WATERVILLE — Mayor Karen Heck on Wednesday spoke against a state law passed last year that deregulated health insurance costs, saying that the law caused health care premiums for small businesses to spike.

“Over the past year, 93 percent of small business owners in central Maine have seen their health care premiums go up,” Heck said at 11 a.m. outside City Hall. “Some in the Waterville area have seen their rates hiked by more than 80 percent.”

Wednesday’s event was hosted by the Maine Small Business Coalition.

Heck, who co-owns a winery and distillery in Oakland, joined several people, including representatives from the Maine People’s Alliance, in urging voters to support candidates who oppose the deregulation, rate hikes and would work to repeal the law if elected.

Deborah Klane of Fairfield, a member of the Maine Small Business Coalition, said she co-owned a small health and safety consulting and training company with her husband, Jonathan, for 14 years, but in April, the business succumbed to the poor economy and her husband had to take a permanent job in Arizona.

During the Klanes’ nine years in business, there was a steady hike in their monthly insurance premium, capping out last year at $14,191 per year for them and their two children, Ian and Evan. Evan has profound special needs, she added.

“And now?” Klane said. “Our health insurance, fortunately, is covered by my husband’s employer, but he’s in Arizona, my younger son is off to college in Pennsylvania and Evan and I are here alone in Maine. This is what lack of affordable necessary health care insurance in Maine has done to this family.”

Heck urged people to support Senate District 25 candidate Colleen Lachowicz, a Democrat, over Sen. Thomas Martin, a Republican, because Martin supported the bill to deregulate health care and Lachowicz opposes it and would fight to repeal the law. Heck said she is a friend of Martin, but he “voted the wrong way” on the issue.

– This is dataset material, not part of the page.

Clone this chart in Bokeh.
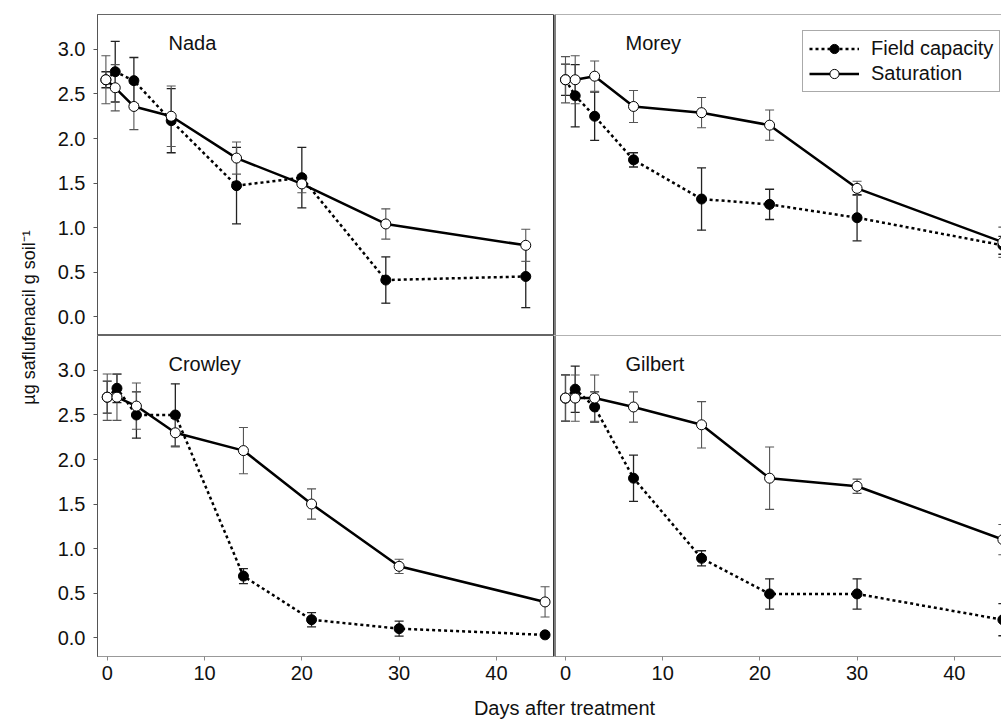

Contacted later Wednesday, Martin said the law makes health care more competitive and ultimately helps reduce costs.

“Competition is going to be key to getting our health care costs in line,” he said. “If you are bidding out your house insurance and you have two insurance companies or 10 insurance companies to choose from, are you going to get a better deal with just two or with 10? Chances are, 10’s going to be your answer.”

Martin also said the state Legislature passed an insurance reform bill in the 125th session and made adjustments in the last session and it takes time for the changes to materialize.

“I live inside the small business community,” he said. “I used to be a director at the (Mid-Maine) Chamber of Commerce and I’m in the (Waterville) Rotary Club and I attend the Sunshine Rotary Club on Thursday mornings sometimes. I have not heard any outcry from the business community on this.”

Martin said some business owners said their rates went down and some said they increased slightly, but none in the double digits.

But Mike Tipping, who represented the Maine People’s Alliance at the gathering outside City Hall, said insurance costs for some businesses have more than doubled as a result of the deregulation.

He said his organization works closely with the Maine Small Business Coalition — which represents more than 3,400 small business owners in Maine — on health care matters. Insurance companies are spending tens of thousands of dollars promoting candidates who support the deregulation, he said.

Before Wednesday’s event, Heck said people should talk to their legislators rather than battle with the insurance companies who raise rates. More people would leave their jobs and start businesses if they didn’t have to worry about health insurance cost, she said.